Joining Christ or Joining The Crowd?

MAtt Appling @ Ministry Matters:
While I responded politely to my friend, I was curious. Why was this the first and really only thing they had to say about their church? Is its sheer size really its only admirable feature? Surely not.

My friends fell victim to the logic that is so pervasive in our American consumer culture. We live in a culture where numbers impress. We validate our choices based on what others are doing. We want to buy cars that are popular and clothes that are fashionable and live in up-and-coming neighborhoods and visit the trendiest stores and restaurants. And even when it comes to religious expression, we just go with the crowd.

In advertising, it’s called the “bandwagon” approach. 12,000 people can’t be wrong!


Of course, while advertising has one name for this logic, your mother had a different spin on it. Didn’t she ask you if all your friends were jumping off a bridge, would you do it to?

Of course we told her that we wouldn’t.


I doubt it. The trendiest, flashiest, most beautiful and popular church was the obvious choice. It didn’t even require prayer.
There is a difference between building a following and building a church. There is nothing necessarily wrong with borrowing techniques from marketing to help build the church - to a point.
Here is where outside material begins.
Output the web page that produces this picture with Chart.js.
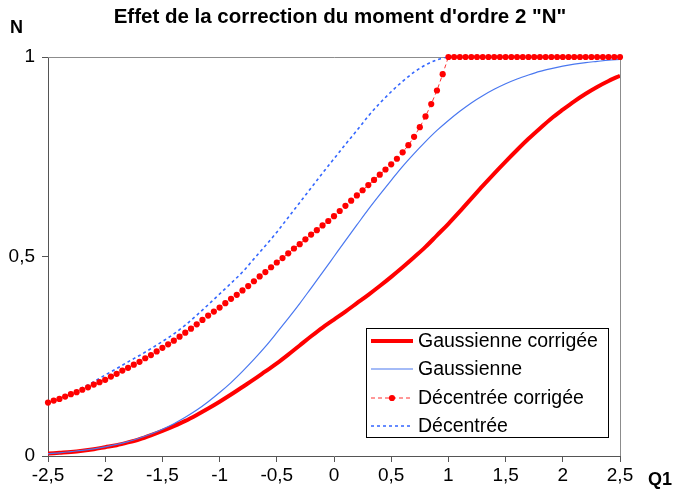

Much of marketing is about selling things with little value. People sit in line for the latest iPad - it does not do anything that the last model did, it just looks prettier doing it. That does not represent a huge increase in value. Marketing sells something like that - it moves a product that would not otherwise move.

But Christianity is of the highest value! It should sell itself.

So why must we resort to marketing to produce results? Maybe becasue the product we are trying to sell is the cheap counterfeit.

Might want to think about that as you discuss the next move for your church.